Beijing Daxing; Beijing Daxing;

Real time stations: Applying lessons from aviation

The quality of rail services varies significantly around the world. What is common, though, is the call for continual improvement. The pressure to perform is rising and competition from other means of transport intensifying. However, these concerns are not unique to rail; in the search for new solutions the aviation sector may provide some interesting ideas.

Digital technologies offer great potential to address many challenges, provided they are rolled out properly. One critical factor that can deliver multiple benefits to operational decision-making (and directly affect the performance) is being able to share a single source of the truth across the sector. The introduction of such an approach in the aviation industry relating to aircraft turnaround has led to significant improvements.

Historically, the aircraft turnaround process was (and in many places still is) inefficient, adding to the pressure on the already congested runway, taxiways and stands. To resolve this, an initiative called Airport Collaborative Decision-making (A-CDM) was developed. A-CDM shared data across the airport business processes for the benefit of passengers, airport operators, airlines and all other third parties associated with the aviation process. This was one of the first initiatives that provided a single version of the truth to the airport system and started the journey towards the ‘real-time airport’.

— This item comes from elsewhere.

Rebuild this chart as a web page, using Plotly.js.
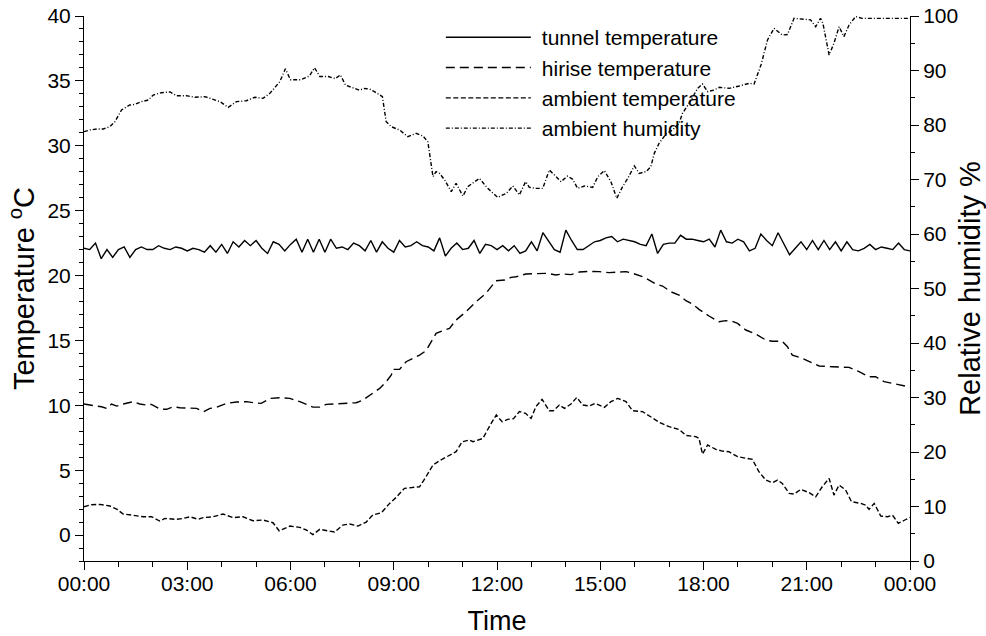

Critical to these developments was the sharing of data. Without sector-wide collaboration, it would have not been possible to achieve the level of operational efficiency or the level of service expected by the passengers. Coordination by the intergovernmental European Organisation for the Safety of Air Navigation (Eurocontrol) and introduction of a common, standardised traffic management system were central to the success of a single source of truth creation.

A-CDM was a voluntary process that has now been adopted by 28 European airports, resulting in a significantly more efficient use of airport assets. It also positively affected the performance of the ground handlers and airlines.

The experience from aviation provides a proof of concept. It is worth considering how these best practices can be transferred into the rail sector. There are, of course, differences; the level of fragmentation is much higher in rail, for example. This fragmentation is not likely to pose a challenge in terms of digital capability, but it does create an absence of a common vision which may hinder successful integration.